■ Material shown
--

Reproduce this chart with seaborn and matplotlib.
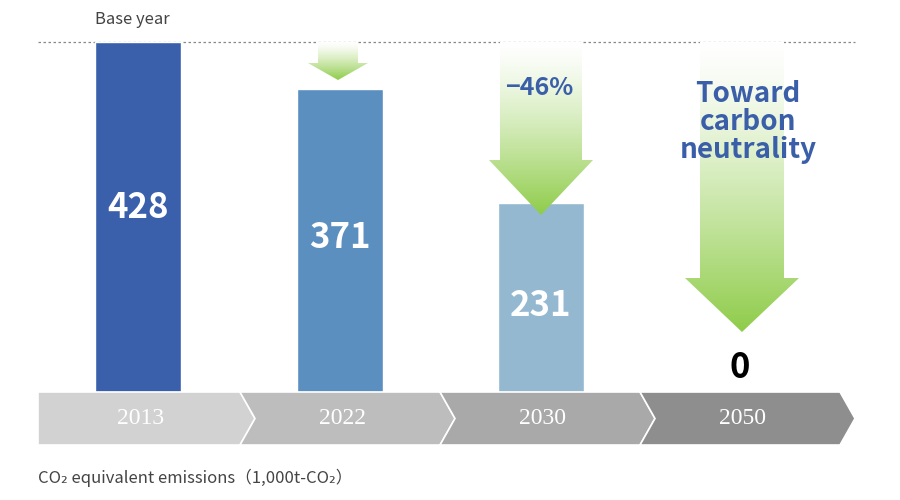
import matplotlib
matplotlib.use("Agg")
import matplotlib.pyplot as plt
import seaborn as sns
import numpy as np
from matplotlib.patches import Polygon

sns.set_style("white")
plt.rcParams['font.family'] = ['Noto Sans CJK JP', 'DejaVu Sans']

years = ["2013", "2022", "2030", "2050"]
values = [428, 371, 231, 0]
bar_colors = ["#3a5fab", "#5b8fc0", "#95b8d1", "#95b8d1"]
chevron_colors = ["#d2d2d2", "#bdbdbd", "#a9a9a9", "#8e8e8e"]

fig = plt.figure(figsize=(9, 5), dpi=100)
ax = fig.add_axes([0, 0, 1, 1])
S = 428 / 350.0

def py(p):  # pixel row -> data y
    return (392 - p) * S

xpos = [138, 340, 541, 740]
ax.bar(xpos, values, width=86, color=bar_colors, zorder=2)
ax.set_xlim(0, 900)
ax.set_ylim(-(500 - 392) * S, 392 * S)
ax.axis("off")

ax.plot([38, 855], [py(42), py(42)], ls=(0, (2, 2)), color="#888888", lw=0.9, zorder=1)
ax.text(95, py(20), "Base year", fontsize=12, color="#444444", va="center")

def arrow(cx, top, bot, shaft_w, head_w, head_y):
    pts = [(cx - shaft_w/2, top), (cx + shaft_w/2, top), (cx + shaft_w/2, head_y),
           (cx + head_w/2, head_y), (cx, bot), (cx - head_w/2, head_y),
           (cx - shaft_w/2, head_y)]
    pts = [(x, py(y)) for x, y in pts]
    poly = Polygon(pts, closed=True, facecolor="none", edgecolor="none")
    ax.add_patch(poly)
    n = 256
    t = np.linspace(0, 1, n)[:, None]
    top_c = np.array([1, 1, 1]); bot_c = np.array([0x8f, 0xcc, 0x4a]) / 255
    img = (1 - t**1.3) * top_c + (t**1.3) * bot_c
    img = np.repeat(img[:, None, :], 2, axis=1)
    im = ax.imshow(img, extent=[cx - head_w/2, cx + head_w/2, py(bot), py(top)],
                   aspect="auto", zorder=3)
    im.set_clip_path(poly)

arrow(338, 42, 80, 40, 60, 63)
arrow(541, 42, 215, 82, 104, 160)
arrow(742, 42, 332, 84, 114, 278)
ax.set_xlim(0, 900)
ax.set_ylim(-(500 - 392) * S, 392 * S)

lab_y = [207, 238, 305, 368]
for x, v, yy in zip(xpos, values, lab_y):
    ax.text(x, py(yy), str(v), ha="center", va="center", fontsize=25,
            fontweight="bold", color="white" if v else "black", zorder=5)

ax.text(539, py(88), "−46%", ha="center", va="center", fontsize=18,
        fontweight="bold", color="#3a5fa8", zorder=5)
ax.text(748, py(122), "Toward\ncarbon\nneutrality", ha="center", va="center",
        fontsize=20, fontweight="bold", color="#3a5fa8", linespacing=1.0, zorder=5)

segs = [(38, 240), (240, 440), (440, 640), (640, 840)]
for i, ((x0, x1), c, yr) in enumerate(zip(segs, chevron_colors, years)):
    t, b, m = 392, 445, 418.5
    if i == 0:
        pts = [(x0, t), (x1, t), (x1 + 15, m), (x1, b), (x0, b)]
    else:
        pts = [(x0, t), (x1, t), (x1 + 15, m), (x1, b), (x0, b), (x0 + 15, m)]
    ax.add_patch(Polygon([(x, py(y)) for x, y in pts], closed=True, facecolor=c,
                         edgecolor="white", lw=1.2, zorder=4))
    ax.text((x0 + x1) / 2 + 2, py(m), yr, ha="center", va="center", fontsize=17,
            color="white", family="Liberation Serif", zorder=5)

ax.text(38, py(478), "CO₂ equivalent emissions（1,000t-CO₂）", fontsize=12,
        color="#444444", va="center")

fig.savefig("out.png", dpi=100)
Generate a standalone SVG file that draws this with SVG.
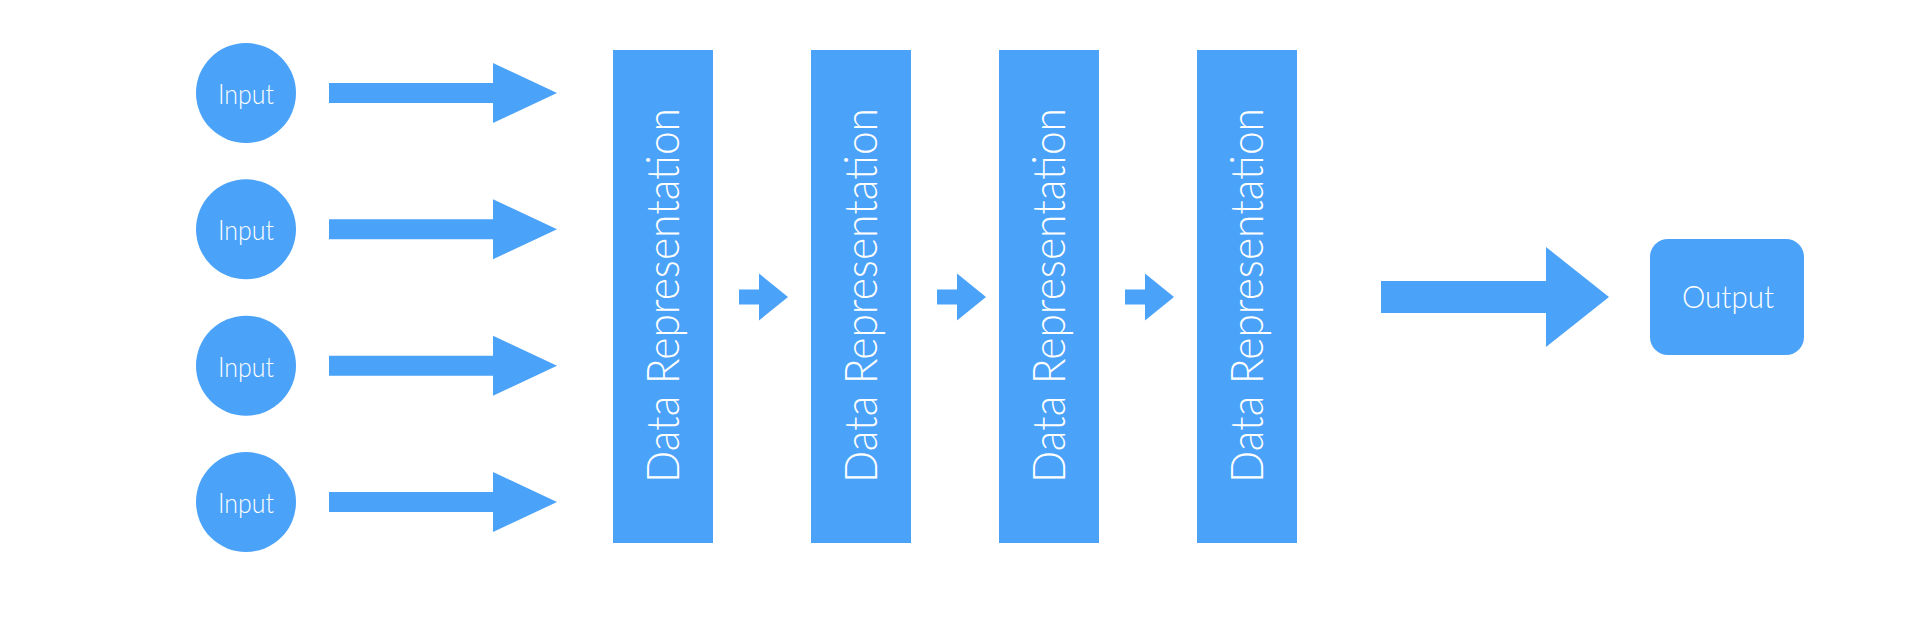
<svg xmlns="http://www.w3.org/2000/svg" width="1915" height="640" viewBox="0 0 1915 640">
<style>
.n{fill:#4aa2f9}
.t{fill:#ffffff;font-family:Lato,"Open Sans","Liberation Sans",sans-serif;font-weight:300}
.in{font-size:27px;text-anchor:middle}
.dr{font-size:45px;text-anchor:middle}
.out{font-size:31px;text-anchor:middle}
</style>
<rect width="1915" height="640" fill="#ffffff"/>
<g id="input1"><circle class="n" cx="246" cy="93" r="50"/><text class="t in" x="246" y="104" textLength="56" lengthAdjust="spacingAndGlyphs">Input</text></g>
<g id="input2"><circle class="n" cx="246" cy="229.3" r="50"/><text class="t in" x="246" y="240.3" textLength="56" lengthAdjust="spacingAndGlyphs">Input</text></g>
<g id="input3"><circle class="n" cx="246" cy="365.7" r="50"/><text class="t in" x="246" y="376.7" textLength="56" lengthAdjust="spacingAndGlyphs">Input</text></g>
<g id="input4"><circle class="n" cx="246" cy="502" r="50"/><text class="t in" x="246" y="513" textLength="56" lengthAdjust="spacingAndGlyphs">Input</text></g>
<g id="rep1"><rect class="n" x="613" y="50" width="100" height="493"/><text class="t dr" transform="translate(678.5 295.5) rotate(-90)" textLength="375" lengthAdjust="spacingAndGlyphs">Data Representation</text></g>
<g id="rep2"><rect class="n" x="811" y="50" width="100" height="493"/><text class="t dr" transform="translate(876.5 295.5) rotate(-90)" textLength="375" lengthAdjust="spacingAndGlyphs">Data Representation</text></g>
<g id="rep3"><rect class="n" x="999" y="50" width="100" height="493"/><text class="t dr" transform="translate(1064.5 295.5) rotate(-90)" textLength="375" lengthAdjust="spacingAndGlyphs">Data Representation</text></g>
<g id="rep4"><rect class="n" x="1197" y="50" width="100" height="493"/><text class="t dr" transform="translate(1262.5 295.5) rotate(-90)" textLength="375" lengthAdjust="spacingAndGlyphs">Data Representation</text></g>
<g id="output"><rect class="n" x="1650" y="239" width="154" height="116" rx="18" ry="18"/><text class="t out" x="1728" y="308" textLength="92" lengthAdjust="spacingAndGlyphs">Output</text></g>
<g id="connectors">
<polygon class="n" points="329,83 493,83 493,63 557,93 493,123 493,103 329,103"/>
<polygon class="n" points="329,219.3 493,219.3 493,199.3 557,229.3 493,259.3 493,239.3 329,239.3"/>
<polygon class="n" points="329,355.7 493,355.7 493,335.7 557,365.7 493,395.7 493,375.7 329,375.7"/>
<polygon class="n" points="329,492 493,492 493,472 557,502 493,532 493,512 329,512"/>
<polygon class="n" points="739,289.5 759,289.5 759,273.5 788,297 759,320.5 759,304.5 739,304.5"/>
<polygon class="n" points="937,289.5 957,289.5 957,273.5 986,297 957,320.5 957,304.5 937,304.5"/>
<polygon class="n" points="1125,289.5 1145,289.5 1145,273.5 1174,297 1145,320.5 1145,304.5 1125,304.5"/>
<polygon class="n" points="1381,281 1546,281 1546,247 1609,297 1546,347 1546,313 1381,313"/>
</g>
</svg>
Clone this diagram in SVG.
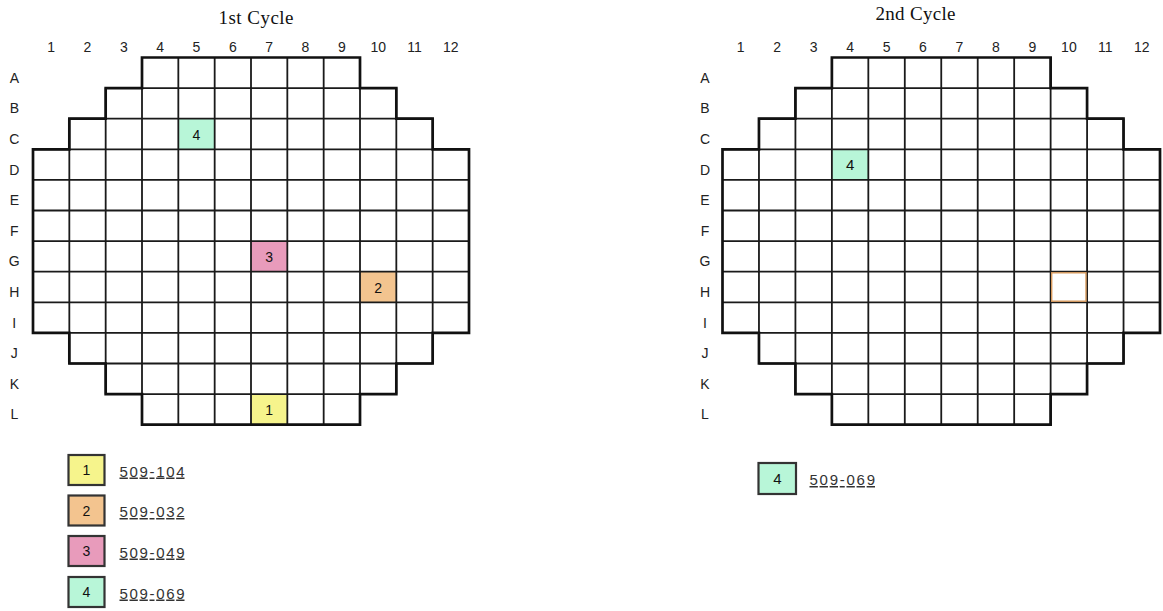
<svg xmlns="http://www.w3.org/2000/svg" width="1163" height="611" viewBox="0 0 1163 611">
<style>
.title{font-family:"Liberation Serif","Times New Roman",serif;font-size:19px;fill:#111;text-anchor:middle}
.lab{font-family:"Liberation Sans",Arial,sans-serif;font-size:14px;fill:#222;text-anchor:middle}
.cell{font-family:"Liberation Sans",Arial,sans-serif;font-size:14px;fill:#111;text-anchor:middle}
.leg{font-family:"Liberation Sans",Arial,sans-serif;font-size:15px;fill:#333;text-decoration:underline}
.grid{fill:none;stroke:#1a1a1a;stroke-width:1.8}
.outline{fill:none;stroke:#111;stroke-width:2.7;stroke-linejoin:miter}
.box{stroke:#333;stroke-width:2.2}
.y{fill:#f6f48c}.o{fill:#f3c48f}.p{fill:#e89bbb}.g{fill:#b8f6d8}
</style>
<rect width="1163" height="611" fill="#fff"/>

<g id="cycle1">
<text class="title" x="256" y="24" textLength="75" lengthAdjust="spacing">1st Cycle</text>
<g id="cycle1-cols">
<text class="lab" x="51.2" y="52">1</text><text class="lab" x="87.5" y="52">2</text><text class="lab" x="123.8" y="52">3</text><text class="lab" x="160.2" y="52">4</text><text class="lab" x="196.5" y="52">5</text><text class="lab" x="232.8" y="52">6</text><text class="lab" x="269.2" y="52">7</text><text class="lab" x="305.5" y="52">8</text><text class="lab" x="341.8" y="52">9</text><text class="lab" x="378.2" y="52">10</text><text class="lab" x="414.5" y="52">11</text><text class="lab" x="450.8" y="52">12</text>
</g>
<g id="cycle1-rows">
<text class="lab" x="14.3" y="82.8">A</text><text class="lab" x="14.3" y="113.4">B</text><text class="lab" x="14.3" y="144">C</text><text class="lab" x="14.3" y="174.6">D</text><text class="lab" x="14.3" y="205.2">E</text><text class="lab" x="14.3" y="235.8">F</text><text class="lab" x="14.3" y="266.4">G</text><text class="lab" x="14.3" y="297">H</text><text class="lab" x="14.3" y="327.6">I</text><text class="lab" x="14.3" y="358.2">J</text><text class="lab" x="14.3" y="388.8">K</text><text class="lab" x="14.3" y="419.4">L</text>
</g>
<g id="cycle1-C5"><rect class="g" x="178.33" y="118.7" width="36.34" height="30.6"/><text class="cell" x="196.5" y="139.5">4</text></g>
<g id="cycle1-G7"><rect class="p" x="251" y="241.1" width="36.33" height="30.6"/><text class="cell" x="269.2" y="262">3</text></g>
<g id="cycle1-H10"><rect class="o" x="360" y="271.7" width="36.33" height="30.6"/><text class="cell" x="378.2" y="292.6">2</text></g>
<g id="cycle1-L7"><rect class="y" x="251" y="394.1" width="36.33" height="30.6"/><text class="cell" x="269.2" y="415">1</text></g>
<path class="grid" d="M105.67 88.1H396.33M69.33 118.7H432.67M33 149.3H469M33 179.9H469M33 210.5H469M33 241.1H469M33 271.7H469M33 302.3H469M33 332.9H469M69.33 363.5H432.67M105.67 394.1H396.33
M69.33 118.7V363.5M105.67 88.1V394.1M142 57.5V424.7M178.33 57.5V424.7M214.67 57.5V424.7M251 57.5V424.7M287.33 57.5V424.7M323.67 57.5V424.7M360 57.5V424.7M396.33 88.1V394.1M432.67 118.7V363.5"/>
<path class="outline" d="M142 57.5H360V88.1H396.33V118.7H432.67V149.3H469V332.9H432.67V363.5H396.33V394.1H360V424.7H142V394.1H105.67V363.5H69.33V332.9H33V149.3H69.33V118.7H105.67V88.1H142Z"/>
</g>

<g id="legend1">
<g id="legend1-1"><rect class="box y" x="68.5" y="455" width="36" height="30"/><text class="cell" x="86.5" y="475">1</text><text class="leg" x="119.5" y="476.5" textLength="65" lengthAdjust="spacing">509-104</text></g>
<g id="legend1-2"><rect class="box o" x="68.5" y="495.5" width="36" height="30"/><text class="cell" x="86.5" y="515.5">2</text><text class="leg" x="119.5" y="517" textLength="65" lengthAdjust="spacing">509-032</text></g>
<g id="legend1-3"><rect class="box p" x="68.5" y="536" width="36" height="30"/><text class="cell" x="86.5" y="556">3</text><text class="leg" x="119.5" y="557.5" textLength="65" lengthAdjust="spacing">509-049</text></g>
<g id="legend1-4"><rect class="box g" x="68.5" y="577" width="36" height="30"/><text class="cell" x="86.5" y="597">4</text><text class="leg" x="119.5" y="598.5" textLength="65" lengthAdjust="spacing">509-069</text></g>
</g>

<g id="cycle2">
<text class="title" x="915.5" y="19.5" textLength="80" lengthAdjust="spacing">2nd Cycle</text>
<g id="cycle2-cols">
<text class="lab" x="740.7" y="52">1</text><text class="lab" x="777.2" y="52">2</text><text class="lab" x="813.7" y="52">3</text><text class="lab" x="850.1" y="52">4</text><text class="lab" x="886.6" y="52">5</text><text class="lab" x="923" y="52">6</text><text class="lab" x="959.5" y="52">7</text><text class="lab" x="995.9" y="52">8</text><text class="lab" x="1032.4" y="52">9</text><text class="lab" x="1068.9" y="52">10</text><text class="lab" x="1105.3" y="52">11</text><text class="lab" x="1141.8" y="52">12</text>
</g>
<g id="cycle2-rows">
<text class="lab" x="705" y="82.8">A</text><text class="lab" x="705" y="113.4">B</text><text class="lab" x="705" y="144">C</text><text class="lab" x="705" y="174.6">D</text><text class="lab" x="705" y="205.2">E</text><text class="lab" x="705" y="235.8">F</text><text class="lab" x="705" y="266.4">G</text><text class="lab" x="705" y="297">H</text><text class="lab" x="705" y="327.6">I</text><text class="lab" x="705" y="358.2">J</text><text class="lab" x="705" y="388.8">K</text><text class="lab" x="705" y="419.4">L</text>
</g>
<g id="cycle2-D4"><rect class="g" x="831.88" y="149.3" width="36.45" height="30.6"/><text class="cell" x="850.1" y="170" style="font-size:15px">4</text></g>
<path class="grid" d="M795.42 88.1H1087.08M758.96 118.7H1123.54M722.5 149.3H1160M722.5 179.9H1160M722.5 210.5H1160M722.5 241.1H1160M722.5 271.7H1160M722.5 302.3H1160M722.5 332.9H1160M758.96 363.5H1123.54M795.42 394.1H1087.08
M758.96 118.7V363.5M795.42 88.1V394.1M831.88 57.5V424.7M868.33 57.5V424.7M904.79 57.5V424.7M941.25 57.5V424.7M977.71 57.5V424.7M1014.17 57.5V424.7M1050.63 57.5V424.7M1087.08 88.1V394.1M1123.54 118.7V363.5"/>
<g id="cycle2-H10"><rect x="1051.7" y="272.8" width="34.3" height="28.4" fill="none" stroke="#d89a5c" stroke-width="1.4"/></g>
<path class="outline" d="M831.88 57.5H1050.63V88.1H1087.08V118.7H1123.54V149.3H1160V332.9H1123.54V363.5H1087.08V394.1H1050.63V424.7H831.88V394.1H795.42V363.5H758.96V332.9H722.5V149.3H758.96V118.7H795.42V88.1H831.88Z"/>
</g>

<g id="legend2">
<g id="legend2-4"><rect class="box g" x="758.5" y="463" width="37.5" height="31"/><text class="cell" x="777.3" y="484" style="font-size:15px">4</text><text class="leg" x="809.5" y="485" textLength="65.5" lengthAdjust="spacing">509-069</text></g>
</g>
</svg>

--

■ What the task asks
Transcribe the entries from their first line to the line that holds "from matplotlib.patches import Polygon", both included, and skip every picture.

■ The reply
Reproduce this chart with seaborn and matplotlib.
import matplotlib
matplotlib.use("Agg")
import matplotlib.pyplot as plt
import seaborn as sns
import numpy as np
from matplotlib.patches import Polygon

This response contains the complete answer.